Publié le 1 janvier 2004
Frédéric Schiffter
(écrivain, philosophe)
Lettre à Diane
Ton prénom, Diane, évoque pour moi le titre d’un album de Chet Baker que j’écoute quand le ciel bas et lourd de la mélancolie m’enveloppe. Or je sais, à tes regards, à tes sourires, à tes lectures aussi, que ce ciel, parfois, se pose sur toi. Si la musique est d’abord un air, c’est l’air qui nous manque pour lisser comme du velours nos brouillards intimes et nous donner la chair de poule.
Je ne t’apprendrai pas que les intempéries de l’âme, certains musiciens les appellent le blues. Or pour moi, Diane, tu es une chanteuse de blues. Dans chacune de tes chansons où tu mets ton cœur à nu, il m’apparaît comme un sniper solitaire qui se blesse au lieu de faire mouche : « Désir, plaisir, soupir, écris-tu, c’est une règle de trois, on vise et on tire vers le bas. » Tu chantes pour réparer tes lésions nombreuses. Ta voix les habille du taffetas de la pudeur et tes paroles les parent du charme que présentent certaines cicatrices.

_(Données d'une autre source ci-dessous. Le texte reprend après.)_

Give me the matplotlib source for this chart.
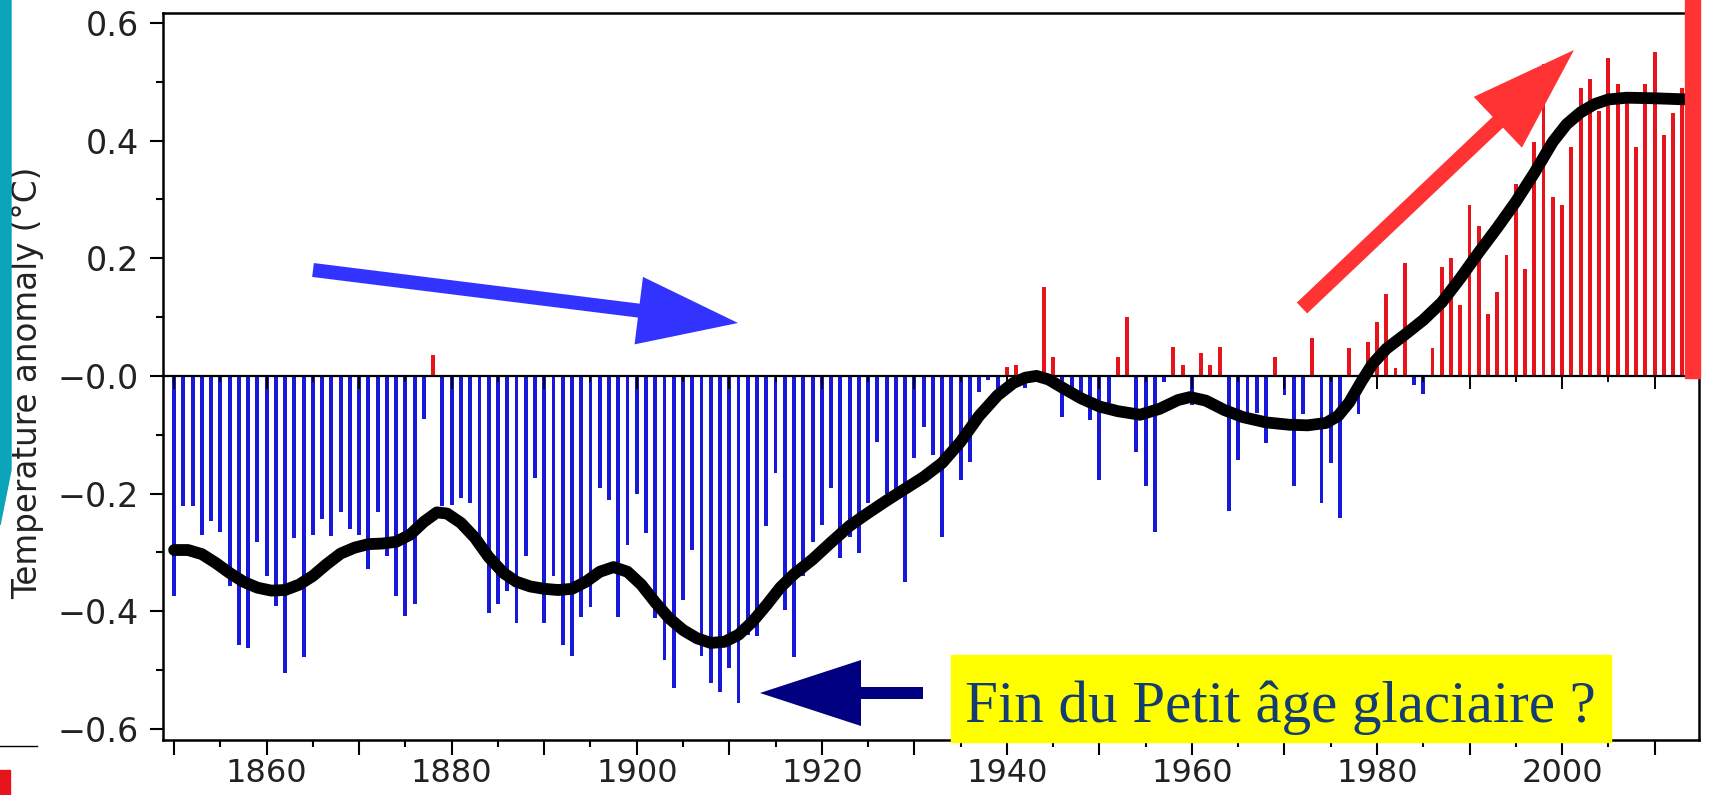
import matplotlib
matplotlib.use("Agg")
import matplotlib.pyplot as plt
from matplotlib.patches import FancyArrow, Rectangle, Polygon

# annual global temperature anomaly (°C)
years = list(range(1850, 2015))
anomaly = [
    -0.375, -0.222, -0.222, -0.270, -0.246, -0.265, -0.358, -0.457, -0.463, -0.282,  # 1850s
    -0.340, -0.392, -0.505, -0.276, -0.478, -0.270, -0.244, -0.273, -0.231, -0.261,  # 1860s
    -0.270, -0.329, -0.231, -0.307, -0.375, -0.409, -0.387, -0.074, 0.036, -0.222,   # 1870s
    -0.220, -0.208, -0.216, -0.300, -0.403, -0.388, -0.365, -0.420, -0.307, -0.174,  # 1880s
    -0.420, -0.341, -0.457, -0.477, -0.410, -0.393, -0.191, -0.211, -0.410, -0.287,  # 1890s
    -0.200, -0.267, -0.412, -0.483, -0.531, -0.381, -0.296, -0.477, -0.522, -0.537,  # 1900s
    -0.497, -0.556, -0.440, -0.443, -0.256, -0.165, -0.398, -0.478, -0.340, -0.282,  # 1910s
    -0.253, -0.190, -0.310, -0.274, -0.301, -0.216, -0.112, -0.200, -0.194, -0.350,  # 1920s
    -0.140, -0.087, -0.134, -0.274, -0.120, -0.177, -0.146, -0.027, -0.007, -0.030,  # 1930s
    0.015, 0.018, -0.020, -0.010, 0.152, 0.032, -0.070, -0.030, -0.045, -0.075,      # 1940s
    -0.177, -0.046, 0.033, 0.100, -0.129, -0.188, -0.265, -0.010, 0.050, 0.018,      # 1950s
    -0.050, 0.039, 0.018, 0.050, -0.230, -0.143, -0.063, -0.063, -0.114, 0.033,      # 1960s
    -0.032, -0.188, -0.065, 0.064, -0.216, -0.148, -0.242, 0.047, -0.064, 0.058,     # 1970s
    0.092, 0.140, 0.013, 0.192, -0.015, -0.030, 0.048, 0.186, 0.200, 0.120,          # 1980s
    0.290, 0.255, 0.105, 0.143, 0.205, 0.326, 0.182, 0.397, 0.530, 0.305,            # 1990s
    0.290, 0.390, 0.490, 0.505, 0.450, 0.540, 0.497, 0.473, 0.390, 0.497,            # 2000s
    0.550, 0.410, 0.447, 0.490, 0.560,                                               # 2010s
]

# smoothed curve
smooth_years = [1850, 1851.5, 1853, 1854.5, 1856, 1857.5, 1859, 1860.5, 1862, 1863.5,
                1865, 1866.5, 1868, 1869.5, 1871, 1872.5, 1874, 1875.5, 1877, 1878.4,
                1879.5, 1881, 1882.5, 1884, 1885.6, 1887, 1888.5, 1890, 1891.5, 1893,
                1894.5, 1896, 1897.5, 1899, 1900.5, 1902, 1903.5, 1905, 1906.5, 1908,
                1909.5, 1911, 1912.5, 1914, 1915.5, 1917, 1919, 1921, 1923, 1925,
                1927, 1929, 1931, 1933, 1935, 1937, 1939, 1940.7, 1942, 1943.2,
                1944.5, 1946, 1948, 1950, 1952, 1954.4, 1956.5, 1958.5, 1959.8, 1961.5,
                1963.5, 1965.5, 1968, 1970.5, 1972.5, 1974.5, 1975.8, 1977, 1978.3, 1979.5,
                1981, 1983, 1985, 1987, 1989, 1991, 1993, 1995, 1997, 1999,
                2000.5, 2002, 2003.5, 2005, 2007, 2010, 2013.6]
smooth_values = [-0.296, -0.296, -0.303, -0.318, -0.335, -0.350, -0.360, -0.365, -0.364, -0.355,
                 -0.340, -0.320, -0.302, -0.292, -0.286, -0.285, -0.282, -0.270, -0.248, -0.232,
                 -0.234, -0.250, -0.275, -0.308, -0.335, -0.350, -0.358, -0.362, -0.364, -0.362,
                 -0.350, -0.333, -0.325, -0.333, -0.355, -0.385, -0.412, -0.432, -0.446, -0.454,
                 -0.452, -0.440, -0.418, -0.390, -0.360, -0.337, -0.312, -0.283, -0.255, -0.233,
                 -0.212, -0.192, -0.172, -0.148, -0.112, -0.068, -0.033, -0.012, -0.003, 0.000,
                 -0.006, -0.020, -0.038, -0.052, -0.060, -0.066, -0.056, -0.041, -0.036, -0.042,
                 -0.058, -0.070, -0.079, -0.083, -0.084, -0.080, -0.068, -0.045, -0.010, 0.020,
                 0.046, 0.070, 0.095, 0.125, 0.166, 0.210, 0.252, 0.296, 0.345, 0.398,
                 0.428, 0.448, 0.462, 0.470, 0.473, 0.472, 0.470]

ytick_values = [-0.6, -0.4, -0.2, 0.0, 0.2, 0.4, 0.6]
ytick_labels = ["\u22120.6", "\u22120.4", "\u22120.2", "\u22120.0", "0.2", "0.4", "0.6"]
xtick_years = list(range(1850, 2011, 10))
xtick_labels = [str(y) if y % 20 == 0 else "" for y in xtick_years]
ylabel = "Temperature anomaly (\u00b0C)"
note_text = "Fin du Petit \u00e2ge glaciaire ?"

W, H = 1709, 795
fig = plt.figure(figsize=(W / 100, H / 100), dpi=100)
ax = fig.add_axes([163 / W, 1 - 740 / H, (1699 - 163) / W, (740 - 13) / H])

bar_colors = ["#e8141c" if v > 0 else "#1818da" for v in anomaly]
ax.bar(years, anomaly, width=0.42, color=bar_colors, zorder=2)

# zero line with its own little ticks
ax.axhline(0, color="black", lw=1.6, zorder=3)
zero_ticks = list(range(1850, 2015, 5))
ax.vlines(zero_ticks, 0, [-0.022 if y % 10 == 0 else -0.011 for y in zero_ticks],
          color="black", lw=1.4, zorder=3)

ax.plot(smooth_years, smooth_values, color="black", lw=8.5,
        solid_capstyle="round", solid_joinstyle="round", zorder=4)

ax.set_xlim(1848.8, 2014.8)
ax.set_ylim(-0.619, 0.617)
ax.set_xticks(xtick_years)
ax.set_xticklabels(xtick_labels)
ax.set_xticks(list(range(1855, 2015, 10)), minor=True)
ax.set_yticks(ytick_values)
ax.set_yticklabels(ytick_labels)
ax.set_yticks([-0.5, -0.3, -0.1, 0.1, 0.3, 0.5], minor=True)

ax.tick_params(axis="x", which="major", direction="out", length=11, width=1.5,
               labelsize=23, pad=2, labelcolor="#222222")
ax.tick_params(axis="x", which="minor", direction="out", length=5, width=1.5)
ax.tick_params(axis="y", which="major", direction="out", length=9.5, width=1.5,
               labelsize=24, pad=8, labelcolor="#222222")
ax.tick_params(axis="y", which="minor", direction="out", length=5, width=1.5)
for s in ax.spines.values():
    s.set_linewidth(1.8)

ax.set_ylabel(ylabel, fontsize=23.5, color="#222222", va="center")
ax.yaxis.set_label_coords((28 - 163) / 1536, (740 - 383) / 727)

# overlay in pixel units for the slide decorations
ov = fig.add_axes([0, 0, 1, 1], zorder=10)
ov.set_xlim(0, W)
ov.set_ylim(H, 0)
ov.axis("off")

ov.add_patch(Polygon([(0, 0), (11, 0), (11, 470), (0, 525)], closed=True, color="#0aa5b8"))
ov.plot([0, 37], [746, 746], color="black", lw=1)
ov.add_patch(Rectangle((0, 770), 10, 25, color="#e8141c"))
ov.add_patch(Rectangle((1685, 0), 15, 378, color="#ff3333"))

ov.add_patch(FancyArrow(313, 270, 425, 53, width=14, head_width=68, head_length=100,
                        length_includes_head=True, color="#3333ff", lw=0))
ov.add_patch(FancyArrow(1302, 308, 272, -258, width=15, head_width=70, head_length=105,
                        length_includes_head=True, color="#ff3333", lw=0))
ov.add_patch(FancyArrow(923, 693, -163, 0, width=12, head_width=66, head_length=101,
                        length_includes_head=True, color="#000080", lw=0))

ov.add_patch(Rectangle((951, 655), 660, 87, color="#ffff00"))
ov.text(1280, 722, note_text, ha="center", va="baseline", fontsize=42.5,
        family="Liberation Serif", color="#123c72")

fig.savefig("out.png", dpi=100)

Le sublime de ton blues c’est qu’on le partage avec joie – avec volupté, dirais-je quant à moi, la même que j’éprouve à la lecture de ces écrivains qui égrènent en quelques phrases courtes les moments de leur vie. D’ailleurs, toi, tu choisis tes mots comme une enfant solitaire ramasse sur une plage des coquillages brisés pour en faire un collier à sa poupée. Et sans doute ta musique vient-elle de là, du regret qu’on ne chante plus de belles ballades à la petite fille que tu étais il n’y a pas si longtemps.
Tout cela pour te dire, Diane, que même si tu n’es pas un homme, tu es mon crooner préféré.